Data excerpt ->
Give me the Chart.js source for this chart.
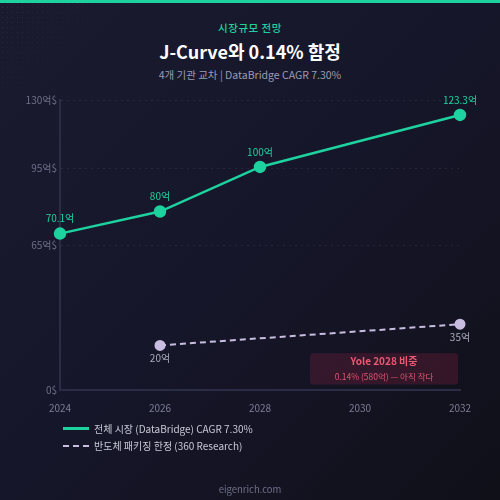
<!DOCTYPE html>
<html>
<head>
<meta charset="utf-8">
<script src="https://cdn.jsdelivr.net/npm/chart.js@4"></script>
<style>
  html, body { margin: 0; padding: 0; }
  body {
    width: 500px; height: 500px; overflow: hidden; position: relative;
    background: linear-gradient(135deg, #1b1b2f 0%, #16162a 50%, #101019 100%);
    font-family: "Noto Sans CJK KR", "Noto Sans", sans-serif;
  }
  .dots {
    position: absolute; left: 0; top: 0; width: 110px; height: 90px;
    background-image: radial-gradient(rgba(255,255,255,0.08) 0.7px, transparent 0.8px);
    background-size: 5px 5px;
    -webkit-mask-image: linear-gradient(135deg, #000 0%, transparent 70%);
  }
  .topbar { position: absolute; left: 0; top: 0; width: 500px; height: 3px; background: #1ed2a0; }
  .kicker { position: absolute; top: 20px; width: 100%; text-align: center; color: #1ed2a0; font-size: 10.5px; font-weight: 500; letter-spacing: 0.5px; }
  .title { position: absolute; top: 38px; width: 100%; text-align: center; color: #fff; font-size: 18px; font-weight: 700; }
  .sub { position: absolute; top: 67px; width: 100%; text-align: center; color: #9a9cb0; font-size: 10.5px; }
  .chartbox { position: absolute; left: 0; top: 0; width: 500px; height: 500px; }
  .legend { position: absolute; left: 63px; top: 420px; font-size: 10px; color: #c8c9d6; }
  .legend div { display: flex; align-items: center; height: 17px; }
  .legend span.sw { display: inline-block; width: 26px; margin-right: 5px; }
  .footer { position: absolute; top: 482px; width: 100%; text-align: center; color: #6e7088; font-size: 9.5px; }
</style>
</head>
<body>
<div class="topbar"></div>
<div class="dots"></div>
<div class="kicker">시장규모 전망</div>
<div class="title">J-Curve와 0.14% 함정</div>
<div class="sub">4개 기관 교차 | DataBridge CAGR 7.30%</div>
<div class="chartbox"><canvas id="chart"></canvas></div>
<div class="legend">
  <div><span class="sw" style="border-top:3px solid #1ed2a0"></span>전체 시장 (DataBridge) CAGR 7.30%</div>
  <div><span class="sw" style="border-top:2.5px dashed #c8bde0"></span>반도체 패키징 한정 (360 Research)</div>
</div>
<div class="footer">eigenrich.com</div>
<script>
// Data
const years = ['2024', '2026', '2028', '2030', '2032'];
const marketValues = [70.1, 80, 100, null, 123.3];
const marketLabels = ['70.1억', '80억', '100억', null, '123.3억'];
const packagingValues = [null, 20, null, null, 29.5];
const packagingLabels = [null, '20억', null, null, '35억'];
const yTickValues = [0, 65, 99.5, 130];
const yTickLabels = ['0$', '65억$', '95억$', '130억$'];
const noteTitle = 'Yole 2028 비중';
const noteText = '0.14% (580억) — 아직 작다';

const GREEN = '#1ed2a0';
const LAVENDER = '#c8bde0';
const FONT = '"Noto Sans CJK KR", "Noto Sans", sans-serif';

// Point labels drawn next to each point
const pointLabels = {
  id: 'pointLabels',
  afterDatasetsDraw(chart) {
    const ctx = chart.ctx;
    chart.data.datasets.forEach((ds, i) => {
      const meta = chart.getDatasetMeta(i);
      meta.data.forEach((pt, j) => {
        const text = ds.pointText[j];
        if (!text) return;
        ctx.save();
        ctx.font = '10px ' + FONT;
        ctx.fillStyle = ds.labelColor;
        ctx.textAlign = 'center';
        ctx.textBaseline = 'middle';
        ctx.fillText(text, pt.x, pt.y + ds.labelOffset);
        ctx.restore();
      });
    });
  }
};

// Note box near the bottom right
const noteBox = {
  id: 'noteBox',
  afterDatasetsDraw(chart) {
    const ctx = chart.ctx;
    const x = chart.scales.x, y = chart.scales.y;
    const left = x.getPixelForValue(2.5);
    const right = x.getPixelForValue(3.98);
    const top = y.getPixelForValue(16.5);
    const bottom = y.getPixelForValue(2.5);
    ctx.save();
    ctx.fillStyle = 'rgba(190, 40, 80, 0.2)';
    ctx.beginPath();
    ctx.roundRect(left, top, right - left, bottom - top, 3);
    ctx.fill();
    ctx.textAlign = 'center';
    ctx.textBaseline = 'middle';
    ctx.fillStyle = '#ec5a74';
    ctx.font = 'bold 10px ' + FONT;
    ctx.fillText(noteTitle, (left + right) / 2, top + 8);
    ctx.fillStyle = '#d9566f';
    ctx.font = '8.5px ' + FONT;
    ctx.fillText(noteText, (left + right) / 2, top + 24);
    ctx.restore();
  }
};

new Chart(document.getElementById('chart'), {
  type: 'line',
  data: {
    labels: years,
    datasets: [
      {
        data: marketValues,
        pointText: marketLabels,
        labelColor: GREEN,
        labelOffset: -15,
        borderColor: GREEN,
        backgroundColor: GREEN,
        borderWidth: 2.5,
        pointRadius: 5,
        pointHoverRadius: 5,
        spanGaps: true,
        tension: 0
      },
      {
        data: packagingValues,
        pointText: packagingLabels,
        labelColor: '#a9aabb',
        labelOffset: 13,
        borderColor: LAVENDER,
        backgroundColor: LAVENDER,
        borderWidth: 2,
        borderDash: [6, 4],
        pointRadius: 4.5,
        pointHoverRadius: 4.5,
        spanGaps: true,
        tension: 0
      }
    ]
  },
  options: {
    responsive: true,
    maintainAspectRatio: false,
    animation: false,
    layout: { padding: { top: 100, right: 40, bottom: 85, left: 0 } },
    plugins: { legend: { display: false }, tooltip: { enabled: false } },
    scales: {
      x: {
        grid: { display: false },
        border: { color: '#2b2d46', width: 2 },
        ticks: { color: '#7c7e96', font: { size: 10, family: FONT }, padding: 4, maxRotation: 0 },
        afterFit(scale) { scale.height = 25; }
      },
      y: {
        min: 0,
        max: 130,
        afterBuildTicks(scale) { scale.ticks = yTickValues.map(v => ({ value: v })); },
        grid: {
          color: 'rgba(255,255,255,0.07)',
          tickLength: 0,
          drawTicks: false
        },
        border: { color: '#2b2d46', width: 2, dash: [2, 4] },
        ticks: {
          color: '#6e7089',
          font: { size: 10, family: FONT },
          padding: 3,
          callback: (v) => yTickLabels[yTickValues.indexOf(v)]
        },
        afterFit(scale) { scale.width = 60; }
      }
    }
  },
  plugins: [pointLabels, noteBox]
});
</script>
</body>
</html>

Exercise requirements -> With the pictures left out, transcribe the material exactly.

Worked answer ->
Give me the Chart.js source for this chart.
<!DOCTYPE html>
<html>
<head>
<meta charset="utf-8">
<script src="https://cdn.jsdelivr.net/npm/chart.js@4"></script>
<style>
  html, body { margin: 0; padding: 0; }
  body {
    width: 500px; height: 500px; overflow: hidden; position: relative;
    background: linear-gradient(135deg, #1b1b2f 0%, #16162a 50%, #101019 100%);
    font-family: "Noto Sans CJK KR", "Noto Sans", sans-serif;
  }
  .dots {
    position: absolute; left: 0; top: 0; width: 110px; height: 90px;
    background-image: radial-gradient(rgba(255,255,255,0.08) 0.7px, transparent 0.8px);
    background-size: 5px 5px;
    -webkit-mask-image: linear-gradient(135deg, #000 0%, transparent 70%);
  }
  .topbar { position: absolute; left: 0; top: 0; width: 500px; height: 3px; background: #1ed2a0; }
  .kicker { position: absolute; top: 20px; width: 100%; text-align: center; color: #1ed2a0; font-size: 10.5px; font-weight: 500; letter-spacing: 0.5px; }
  .title { position: absolute; top: 38px; width: 100%; text-align: center; color: #fff; font-size: 18px; font-weight: 700; }
  .sub { position: absolute; top: 67px; width: 100%; text-align: center; color: #9a9cb0; font-size: 10.5px; }
  .chartbox { position: absolute; left: 0; top: 0; width: 500px; height: 500px; }
  .legend { position: absolute; left: 63px; top: 420px; font-size: 10px; color: #c8c9d6; }
  .legend div { display: flex; align-items: center; height: 17px; }
  .legend span.sw { display: inline-block; width: 26px; margin-right: 5px; }
  .footer { position: absolute; top: 482px; width: 100%; text-align: center; color: #6e7088; font-size: 9.5px; }
</style>
</head>
<body>
<div class="topbar"></div>
<div class="dots"></div>
<div class="kicker">시장규모 전망</div>
<div class="title">J-Curve와 0.14% 함정</div>
<div class="sub">4개 기관 교차 | DataBridge CAGR 7.30%</div>
<div class="chartbox"><canvas id="chart"></canvas></div>
<div class="legend">
  <div><span class="sw" style="border-top:3px solid #1ed2a0"></span>전체 시장 (DataBridge) CAGR 7.30%</div>
  <div><span class="sw" style="border-top:2.5px dashed #c8bde0"></span>반도체 패키징 한정 (360 Research)</div>
</div>
<div class="footer">eigenrich.com</div>
<script>
// Data
const years = ['2024', '2026', '2028', '2030', '2032'];
const marketValues = [70.1, 80, 100, null, 123.3];
const marketLabels = ['70.1억', '80억', '100억', null, '123.3억'];
const packagingValues = [null, 20, null, null, 29.5];
const packagingLabels = [null, '20억', null, null, '35억'];
const yTickValues = [0, 65, 99.5, 130];
const yTickLabels = ['0$', '65억$', '95억$', '130억$'];
const noteTitle = 'Yole 2028 비중';
const noteText = '0.14% (580억) — 아직 작다';

const GREEN = '#1ed2a0';
const LAVENDER = '#c8bde0';
const FONT = '"Noto Sans CJK KR", "Noto Sans", sans-serif';

// Point labels drawn next to each point
const pointLabels = {
  id: 'pointLabels',
  afterDatasetsDraw(chart) {
    const ctx = chart.ctx;
    chart.data.datasets.forEach((ds, i) => {
      const meta = chart.getDatasetMeta(i);
      meta.data.forEach((pt, j) => {
        const text = ds.pointText[j];
        if (!text) return;
        ctx.save();
        ctx.font = '10px ' + FONT;
        ctx.fillStyle = ds.labelColor;
        ctx.textAlign = 'center';
        ctx.textBaseline = 'middle';
        ctx.fillText(text, pt.x, pt.y + ds.labelOffset);
        ctx.restore();
      });
    });
  }
};

// Note box near the bottom right
const noteBox = {
  id: 'noteBox',
  afterDatasetsDraw(chart) {
    const ctx = chart.ctx;
    const x = chart.scales.x, y = chart.scales.y;
    const left = x.getPixelForValue(2.5);
    const right = x.getPixelForValue(3.98);
    const top = y.getPixelForValue(16.5);
    const bottom = y.getPixelForValue(2.5);
    ctx.save();
    ctx.fillStyle = 'rgba(190, 40, 80, 0.2)';
    ctx.beginPath();
    ctx.roundRect(left, top, right - left, bottom - top, 3);
    ctx.fill();
    ctx.textAlign = 'center';
    ctx.textBaseline = 'middle';
    ctx.fillStyle = '#ec5a74';
    ctx.font = 'bold 10px ' + FONT;
    ctx.fillText(noteTitle, (left + right) / 2, top + 8);
    ctx.fillStyle = '#d9566f';
    ctx.font = '8.5px ' + FONT;
    ctx.fillText(noteText, (left + right) / 2, top + 24);
    ctx.restore();
  }
};

new Chart(document.getElementById('chart'), {
  type: 'line',
  data: {
    labels: years,
    datasets: [
      {
        data: marketValues,
        pointText: marketLabels,
        labelColor: GREEN,
        labelOffset: -15,
        borderColor: GREEN,
        backgroundColor: GREEN,
        borderWidth: 2.5,
        pointRadius: 5,
        pointHoverRadius: 5,
        spanGaps: true,
        tension: 0
      },
      {
        data: packagingValues,
        pointText: packagingLabels,
        labelColor: '#a9aabb',
        labelOffset: 13,
        borderColor: LAVENDER,
        backgroundColor: LAVENDER,
        borderWidth: 2,
        borderDash: [6, 4],
        pointRadius: 4.5,
        pointHoverRadius: 4.5,
        spanGaps: true,
        tension: 0
      }
    ]
  },
  options: {
    responsive: true,
    maintainAspectRatio: false,
    animation: false,
    layout: { padding: { top: 100, right: 40, bottom: 85, left: 0 } },
    plugins: { legend: { display: false }, tooltip: { enabled: false } },
    scales: {
      x: {
        grid: { display: false },
        border: { color: '#2b2d46', width: 2 },
        ticks: { color: '#7c7e96', font: { size: 10, family: FONT }, padding: 4, maxRotation: 0 },
        afterFit(scale) { scale.height = 25; }
      },
      y: {
        min: 0,
        max: 130,
        afterBuildTicks(scale) { scale.ticks = yTickValues.map(v => ({ value: v })); },
        grid: {
          color: 'rgba(255,255,255,0.07)',
          tickLength: 0,
          drawTicks: false
        },
        border: { color: '#2b2d46', width: 2, dash: [2, 4] },
        ticks: {
          color: '#6e7089',
          font: { size: 10, family: FONT },
          padding: 3,
          callback: (v) => yTickLabels[yTickValues.indexOf(v)]
        },
        afterFit(scale) { scale.width = 60; }
      }
    }
  },
  plugins: [pointLabels, noteBox]
});
</script>
</body>
</html>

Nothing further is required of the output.